*EXERCISE REQUIREMENTS*
In the entries that follow, find the word "Clone" and report each line it is on.

*Entries with chart source code*
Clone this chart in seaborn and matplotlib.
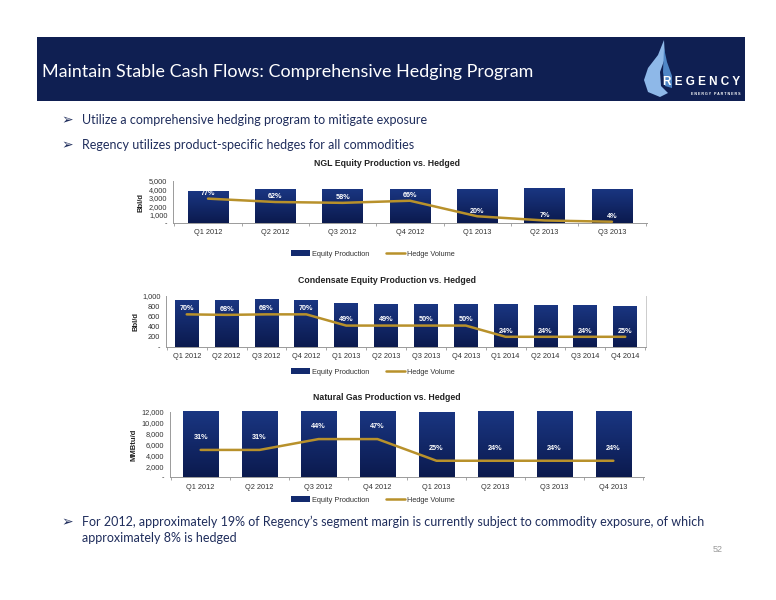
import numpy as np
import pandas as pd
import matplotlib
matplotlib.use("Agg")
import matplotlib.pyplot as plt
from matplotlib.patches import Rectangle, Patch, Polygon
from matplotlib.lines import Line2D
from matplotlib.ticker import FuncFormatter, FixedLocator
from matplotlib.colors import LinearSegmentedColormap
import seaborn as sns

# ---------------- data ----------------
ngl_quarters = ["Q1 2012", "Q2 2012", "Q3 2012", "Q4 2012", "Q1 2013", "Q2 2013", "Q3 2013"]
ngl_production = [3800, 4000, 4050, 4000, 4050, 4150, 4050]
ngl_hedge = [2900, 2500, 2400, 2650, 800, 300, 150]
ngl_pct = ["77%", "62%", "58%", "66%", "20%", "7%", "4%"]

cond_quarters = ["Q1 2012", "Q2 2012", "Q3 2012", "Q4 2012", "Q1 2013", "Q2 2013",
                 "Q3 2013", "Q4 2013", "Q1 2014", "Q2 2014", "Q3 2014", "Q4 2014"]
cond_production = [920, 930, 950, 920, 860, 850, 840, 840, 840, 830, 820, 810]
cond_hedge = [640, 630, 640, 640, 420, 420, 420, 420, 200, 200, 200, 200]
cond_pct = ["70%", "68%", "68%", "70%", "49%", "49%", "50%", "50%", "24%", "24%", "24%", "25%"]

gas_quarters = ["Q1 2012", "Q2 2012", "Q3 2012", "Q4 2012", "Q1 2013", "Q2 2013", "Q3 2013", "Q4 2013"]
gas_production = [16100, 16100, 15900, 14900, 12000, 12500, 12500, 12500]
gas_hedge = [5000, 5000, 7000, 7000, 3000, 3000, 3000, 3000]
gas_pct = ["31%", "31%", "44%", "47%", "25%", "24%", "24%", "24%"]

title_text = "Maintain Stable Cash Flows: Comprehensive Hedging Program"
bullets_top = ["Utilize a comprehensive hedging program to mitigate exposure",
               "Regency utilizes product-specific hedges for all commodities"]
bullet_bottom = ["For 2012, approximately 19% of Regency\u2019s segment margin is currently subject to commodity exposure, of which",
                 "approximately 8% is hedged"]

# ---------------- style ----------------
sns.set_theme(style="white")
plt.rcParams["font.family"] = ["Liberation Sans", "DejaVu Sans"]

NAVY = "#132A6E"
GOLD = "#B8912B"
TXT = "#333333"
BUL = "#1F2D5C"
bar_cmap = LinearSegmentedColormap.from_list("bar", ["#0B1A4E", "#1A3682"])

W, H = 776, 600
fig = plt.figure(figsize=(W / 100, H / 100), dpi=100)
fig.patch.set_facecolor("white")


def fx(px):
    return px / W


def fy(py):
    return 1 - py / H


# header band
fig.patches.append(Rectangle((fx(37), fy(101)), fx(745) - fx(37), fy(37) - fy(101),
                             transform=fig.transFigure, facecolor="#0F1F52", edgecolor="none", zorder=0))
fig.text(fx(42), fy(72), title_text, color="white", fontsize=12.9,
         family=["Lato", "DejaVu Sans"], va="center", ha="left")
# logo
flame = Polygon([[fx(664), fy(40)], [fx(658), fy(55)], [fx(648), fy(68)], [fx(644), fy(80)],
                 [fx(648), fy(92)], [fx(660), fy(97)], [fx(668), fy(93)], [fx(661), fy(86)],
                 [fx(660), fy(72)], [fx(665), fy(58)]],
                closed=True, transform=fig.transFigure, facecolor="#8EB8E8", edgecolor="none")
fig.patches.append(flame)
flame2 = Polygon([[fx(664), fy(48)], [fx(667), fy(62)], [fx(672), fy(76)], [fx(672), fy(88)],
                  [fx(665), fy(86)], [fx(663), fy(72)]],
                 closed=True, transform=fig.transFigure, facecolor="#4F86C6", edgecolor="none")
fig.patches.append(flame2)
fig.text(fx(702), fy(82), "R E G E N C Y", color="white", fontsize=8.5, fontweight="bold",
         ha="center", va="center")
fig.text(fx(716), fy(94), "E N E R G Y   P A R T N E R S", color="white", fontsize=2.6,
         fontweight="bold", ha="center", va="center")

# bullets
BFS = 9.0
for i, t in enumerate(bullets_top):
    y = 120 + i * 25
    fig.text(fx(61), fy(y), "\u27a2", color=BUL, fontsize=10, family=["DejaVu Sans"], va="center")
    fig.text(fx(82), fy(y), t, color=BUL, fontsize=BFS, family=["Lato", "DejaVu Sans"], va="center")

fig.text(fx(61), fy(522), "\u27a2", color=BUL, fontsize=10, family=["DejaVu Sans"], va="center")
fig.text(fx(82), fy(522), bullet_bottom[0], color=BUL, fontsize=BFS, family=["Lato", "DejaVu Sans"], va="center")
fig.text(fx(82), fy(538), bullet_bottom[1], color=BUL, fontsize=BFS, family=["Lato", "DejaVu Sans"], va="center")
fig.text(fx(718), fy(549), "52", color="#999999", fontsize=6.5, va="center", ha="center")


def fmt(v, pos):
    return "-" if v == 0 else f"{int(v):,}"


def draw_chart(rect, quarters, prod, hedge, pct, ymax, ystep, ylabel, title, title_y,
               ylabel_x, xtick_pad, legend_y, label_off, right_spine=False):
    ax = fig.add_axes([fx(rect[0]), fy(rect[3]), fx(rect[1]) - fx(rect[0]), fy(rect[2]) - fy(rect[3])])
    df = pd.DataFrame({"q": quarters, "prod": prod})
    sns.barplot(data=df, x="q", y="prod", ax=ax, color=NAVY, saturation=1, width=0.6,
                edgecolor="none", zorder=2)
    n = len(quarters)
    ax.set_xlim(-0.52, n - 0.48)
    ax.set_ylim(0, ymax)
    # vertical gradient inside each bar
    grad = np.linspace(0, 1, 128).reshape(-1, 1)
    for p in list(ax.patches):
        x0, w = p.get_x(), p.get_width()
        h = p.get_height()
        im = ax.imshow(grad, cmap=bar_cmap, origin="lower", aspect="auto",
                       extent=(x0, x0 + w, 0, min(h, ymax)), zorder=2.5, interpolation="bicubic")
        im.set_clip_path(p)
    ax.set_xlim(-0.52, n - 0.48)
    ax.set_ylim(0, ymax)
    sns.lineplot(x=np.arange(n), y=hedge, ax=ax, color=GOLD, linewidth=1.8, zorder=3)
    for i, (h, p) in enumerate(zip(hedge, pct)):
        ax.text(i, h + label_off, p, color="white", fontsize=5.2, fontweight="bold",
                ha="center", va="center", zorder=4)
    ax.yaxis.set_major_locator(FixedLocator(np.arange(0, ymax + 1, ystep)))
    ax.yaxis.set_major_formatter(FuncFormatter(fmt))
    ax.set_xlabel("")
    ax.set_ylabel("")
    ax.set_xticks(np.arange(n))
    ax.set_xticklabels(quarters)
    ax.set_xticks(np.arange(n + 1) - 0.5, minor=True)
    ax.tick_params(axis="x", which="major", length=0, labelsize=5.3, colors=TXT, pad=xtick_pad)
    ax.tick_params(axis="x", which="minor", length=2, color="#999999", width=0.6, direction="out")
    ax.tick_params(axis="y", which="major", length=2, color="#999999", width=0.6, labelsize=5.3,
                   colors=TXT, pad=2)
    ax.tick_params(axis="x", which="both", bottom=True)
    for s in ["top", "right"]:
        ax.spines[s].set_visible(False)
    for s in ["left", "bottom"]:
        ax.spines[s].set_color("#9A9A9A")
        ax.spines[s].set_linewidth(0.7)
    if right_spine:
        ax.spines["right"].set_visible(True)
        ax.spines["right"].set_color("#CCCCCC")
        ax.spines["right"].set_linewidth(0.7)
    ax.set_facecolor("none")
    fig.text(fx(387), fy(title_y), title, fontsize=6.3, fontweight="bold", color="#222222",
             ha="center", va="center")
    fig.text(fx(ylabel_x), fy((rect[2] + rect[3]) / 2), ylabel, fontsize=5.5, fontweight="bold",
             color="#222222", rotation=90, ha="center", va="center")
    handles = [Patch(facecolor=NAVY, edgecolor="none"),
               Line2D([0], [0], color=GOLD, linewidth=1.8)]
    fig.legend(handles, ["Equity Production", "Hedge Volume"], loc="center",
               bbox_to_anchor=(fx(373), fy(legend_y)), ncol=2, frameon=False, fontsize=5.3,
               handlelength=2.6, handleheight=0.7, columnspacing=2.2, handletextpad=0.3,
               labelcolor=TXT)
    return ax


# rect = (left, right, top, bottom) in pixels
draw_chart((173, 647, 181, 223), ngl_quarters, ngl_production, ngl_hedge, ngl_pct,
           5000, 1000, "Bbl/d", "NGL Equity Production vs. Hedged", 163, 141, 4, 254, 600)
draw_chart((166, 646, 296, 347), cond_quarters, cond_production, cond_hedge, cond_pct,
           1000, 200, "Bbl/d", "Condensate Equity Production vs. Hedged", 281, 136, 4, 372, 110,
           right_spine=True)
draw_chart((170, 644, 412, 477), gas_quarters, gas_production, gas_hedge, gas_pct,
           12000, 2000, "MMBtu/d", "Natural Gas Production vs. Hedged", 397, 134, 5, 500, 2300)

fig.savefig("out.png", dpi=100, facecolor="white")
* * *
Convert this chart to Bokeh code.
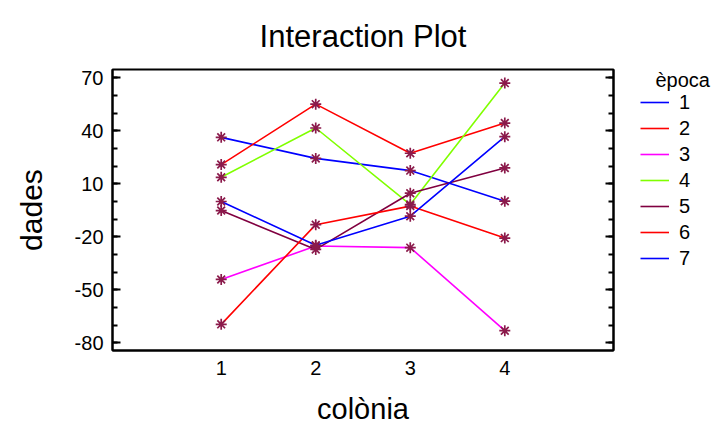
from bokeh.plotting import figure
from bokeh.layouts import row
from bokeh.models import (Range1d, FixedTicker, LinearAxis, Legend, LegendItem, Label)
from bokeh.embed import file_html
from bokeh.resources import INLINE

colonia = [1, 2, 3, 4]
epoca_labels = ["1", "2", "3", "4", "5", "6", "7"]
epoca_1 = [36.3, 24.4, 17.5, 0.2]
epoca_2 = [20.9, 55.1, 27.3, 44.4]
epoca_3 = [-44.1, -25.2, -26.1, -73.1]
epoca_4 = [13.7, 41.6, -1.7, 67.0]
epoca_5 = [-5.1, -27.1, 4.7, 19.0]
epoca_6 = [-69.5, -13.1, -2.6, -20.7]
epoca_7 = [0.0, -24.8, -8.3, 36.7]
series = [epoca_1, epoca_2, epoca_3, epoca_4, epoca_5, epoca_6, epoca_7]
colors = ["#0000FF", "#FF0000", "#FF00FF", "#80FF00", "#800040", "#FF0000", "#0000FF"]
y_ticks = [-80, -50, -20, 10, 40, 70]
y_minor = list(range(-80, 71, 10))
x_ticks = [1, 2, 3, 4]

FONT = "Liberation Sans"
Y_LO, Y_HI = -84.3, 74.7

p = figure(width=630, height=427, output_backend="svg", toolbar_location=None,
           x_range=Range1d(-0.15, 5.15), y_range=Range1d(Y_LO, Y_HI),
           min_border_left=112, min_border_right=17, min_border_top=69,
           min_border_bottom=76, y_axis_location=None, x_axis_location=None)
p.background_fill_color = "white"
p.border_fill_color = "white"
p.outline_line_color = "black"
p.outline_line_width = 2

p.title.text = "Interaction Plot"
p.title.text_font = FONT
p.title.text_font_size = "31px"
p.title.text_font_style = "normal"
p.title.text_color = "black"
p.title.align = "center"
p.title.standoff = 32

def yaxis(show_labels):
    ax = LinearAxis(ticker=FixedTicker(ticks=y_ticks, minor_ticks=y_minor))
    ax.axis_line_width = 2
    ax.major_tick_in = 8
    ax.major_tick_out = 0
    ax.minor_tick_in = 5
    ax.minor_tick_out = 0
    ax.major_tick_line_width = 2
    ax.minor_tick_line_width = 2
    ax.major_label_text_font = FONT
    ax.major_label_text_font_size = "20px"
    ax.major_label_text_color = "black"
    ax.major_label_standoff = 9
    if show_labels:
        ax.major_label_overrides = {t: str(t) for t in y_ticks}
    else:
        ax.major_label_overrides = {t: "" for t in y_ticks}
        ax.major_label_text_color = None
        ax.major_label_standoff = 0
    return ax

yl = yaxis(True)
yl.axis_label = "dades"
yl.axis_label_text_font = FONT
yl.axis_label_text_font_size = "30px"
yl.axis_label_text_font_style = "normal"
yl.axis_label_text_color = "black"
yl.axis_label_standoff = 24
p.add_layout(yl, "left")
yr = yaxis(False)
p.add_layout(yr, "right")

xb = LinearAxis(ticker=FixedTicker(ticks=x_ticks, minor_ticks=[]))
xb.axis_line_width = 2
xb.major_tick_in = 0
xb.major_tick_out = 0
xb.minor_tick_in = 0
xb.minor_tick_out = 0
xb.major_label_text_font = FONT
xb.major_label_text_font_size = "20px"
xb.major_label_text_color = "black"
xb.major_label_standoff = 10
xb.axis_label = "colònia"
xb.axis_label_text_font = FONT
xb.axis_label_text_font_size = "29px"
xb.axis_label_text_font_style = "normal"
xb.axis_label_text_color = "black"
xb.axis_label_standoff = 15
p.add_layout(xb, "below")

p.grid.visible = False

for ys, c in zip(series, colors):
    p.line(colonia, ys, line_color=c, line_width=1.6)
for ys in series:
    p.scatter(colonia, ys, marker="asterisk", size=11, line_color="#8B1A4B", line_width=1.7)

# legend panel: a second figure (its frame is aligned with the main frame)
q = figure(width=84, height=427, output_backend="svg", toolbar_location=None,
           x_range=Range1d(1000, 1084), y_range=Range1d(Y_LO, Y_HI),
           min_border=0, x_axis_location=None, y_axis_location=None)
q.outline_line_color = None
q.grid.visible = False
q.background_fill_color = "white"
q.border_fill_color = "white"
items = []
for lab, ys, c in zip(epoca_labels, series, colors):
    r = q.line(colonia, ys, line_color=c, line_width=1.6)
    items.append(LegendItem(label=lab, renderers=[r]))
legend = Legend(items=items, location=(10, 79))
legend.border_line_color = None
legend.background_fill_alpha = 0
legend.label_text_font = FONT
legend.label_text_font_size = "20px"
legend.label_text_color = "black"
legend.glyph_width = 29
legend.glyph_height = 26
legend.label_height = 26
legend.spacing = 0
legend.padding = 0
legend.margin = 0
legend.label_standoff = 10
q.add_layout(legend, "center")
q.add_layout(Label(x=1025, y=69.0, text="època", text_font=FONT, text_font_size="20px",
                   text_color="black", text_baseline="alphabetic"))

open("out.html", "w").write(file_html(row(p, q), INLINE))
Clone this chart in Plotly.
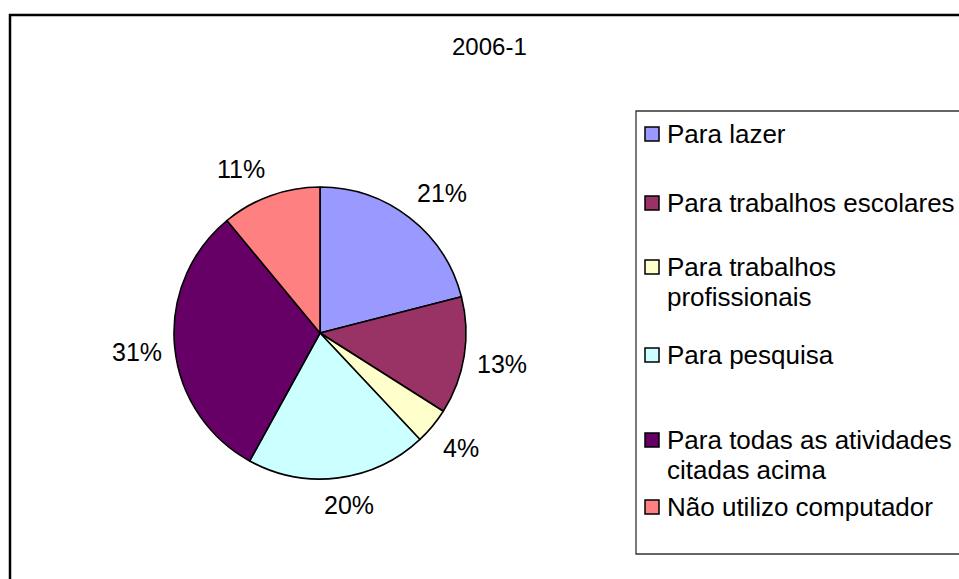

*COMPLETED EXERCISE*
Clone this chart in seaborn and matplotlib.
Clone this chart in Plotly.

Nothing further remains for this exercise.